AS a 21-year-old in 1945 Norman Ford should have been enjoying the prime of his life.
Instead he lay crouched in the corner of a German farmhouse with bullets whistling around him and enemy grenades rattling the walls in what would be the final counter-attack of the Second World War.
Last month, the popular Rodborough resident, war veteran, intellectual, music lover and former SNJ contributor died after a full life at the age of 81.
Being a prolific writer of letters, articles, poetry and short stories - some of which were for radio - Norman's legacy will live on.
In one of a series of articles for the SNJ recalling his harrowing wartime experiences, Norman wrote a letter to a young soldier he killed just hours before the Germans surrendered.
Earlier he had described the heart-stopping moment he pulled the trigger.
"In the pale light of early day I had a rare experience of war which is still painful to recall," he wrote.
"A lone German soldier suddenly emerged from the woods to my left, straight into my line of fire.
"He went down when I fired but I was convinced I had missed and he was adopting a firing position, with me as his direct target.
"It's not often in modern warfare that conflict gets as personal as that.
"In fact, examination of the body afterwards revealed a terminal head-wound.
"He was 17, a very new recruit who had only minimal training and carried a brand-new rifle, its woodwork unstained and unpolished.
"He suddenly became a fellow human being."
Norman served in WW2 from 1944, and saw action in the perilous Normandy Landings.
After his national service in the Devon Regiment, he left his native Southampton for university before securing a job as an English teacher at the Boys' Technical School and Marling School in Stroud.
He had a passion for music - especially the accordion - and always enjoyed entertaining people of all ages with his playing.
As a teenager he even played in a band alongside drummer and global star in waiting Benny Hill.
And in later years Norman, a foster father-of-two, delighted in holding music workshops for pupils at Minchinhampton's Stuart House and giving jaunty accordion performances at care homes around the area.
"He was just an entertainer really and always wore his fancy hat and a dicky-bow," said his son, Tony Baker, 51.
"He loved playing for old and young and would perform anywhere people needed cheering people up.
"He was a local celebrity in his own way."
After years as a Labour party member and active CND campaigner, Norman kept his intellect sharp through attending debating groups held by the University of the Third Age - an educational society for the over 50s.
Having lost his wife Muriel in the late 1990s, he was forced to hang up his beloved accordion after developing Parkinson's Disease.
A close friend, Elizabeth Baker, said: "He was always very kind and compassionate.
"He was an excellent teacher, a very clever man and a deep thinker who will be sorely missed."
Letter to the man I killed
Dear Ludwig,
YOU don't mind my calling you Ludwig, do you?

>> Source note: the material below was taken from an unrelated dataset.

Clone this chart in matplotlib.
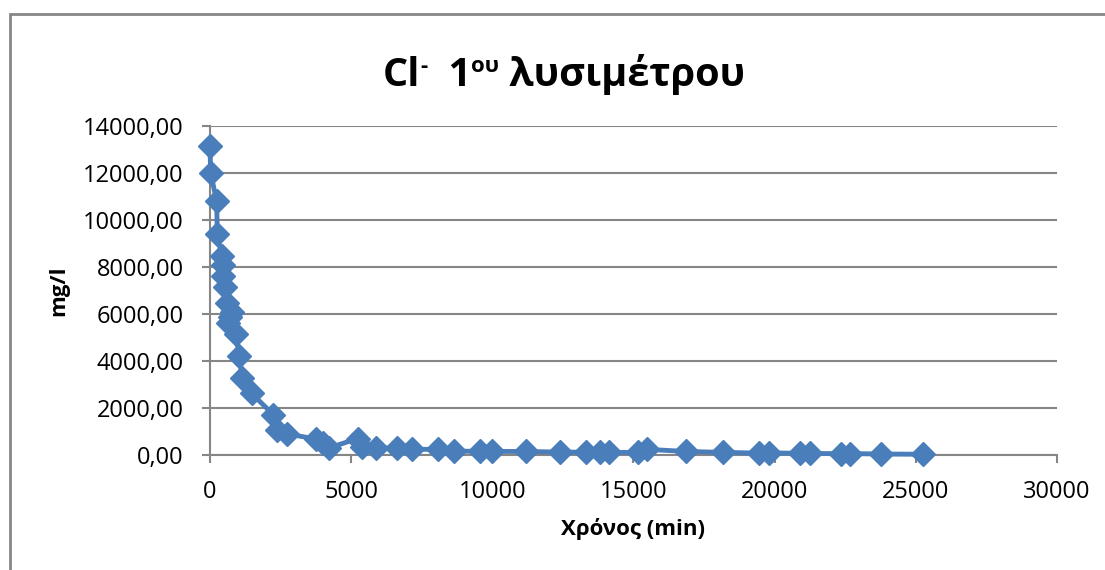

You see, though I learned a lot about you in a short time, I just don't recall the name on your paybook.
But you looked handsome, even with that mortal gash in your skull, and I can't somehow see you as an Adolf or a Hermann.
It was a long time ago and we actually met only for a few seconds but I had the advantage of satisfying my interest in you after you died and I remember some details vividly.
For example, you were 17 and had not been in the army long.
Your uniform, though ill-fitting, was spanking new and your rifle must have left the factory unfinished, with its butt of new, unstained wood.
That marked you down as a rookie more than your boyish looks and the age on your papers.
No you didn't know me, Ludwig, though you may have seen me briefly through the sights of that brand new unfinished rifle.
So, why am I writing to you now, 54 years later?
Well, I was watching this documentary the other evening about the early days of Nazism in a clean little Bavarian town.
It was a sort of fun day and smartly uniformed young cadets were hanging out Nazi flags, watched by proud smiling mums. You could well have been one of those keen youngsters.
But at 17 you should not have been engaged in real war.
Was your mum proud of you, Ludwig, when you donned that uniform?
Or was the futility of it all and the boasting about how many Germans we had 'got' in the fierce battle which ended in disaster for you and your comrades.
The war quickly ended, we won, and I was soon parading triumphantly through the ruins of Berlin.
Granted an early release I was home by Christmas, the night-long counter-attack on Vahrendorf forgotten along with other horrors or war ... or so I thought untill I watched that documentary half a century on.
Just think, twice within one century Ludwig, boys like us were not only licensed but actually encouraged, to kill one another to solve the world's problems.
Of course, we've learned our lesson, Ludwig. Couldn't happen today. Could it? Could it?
Just an ordinary private, Devon Regt.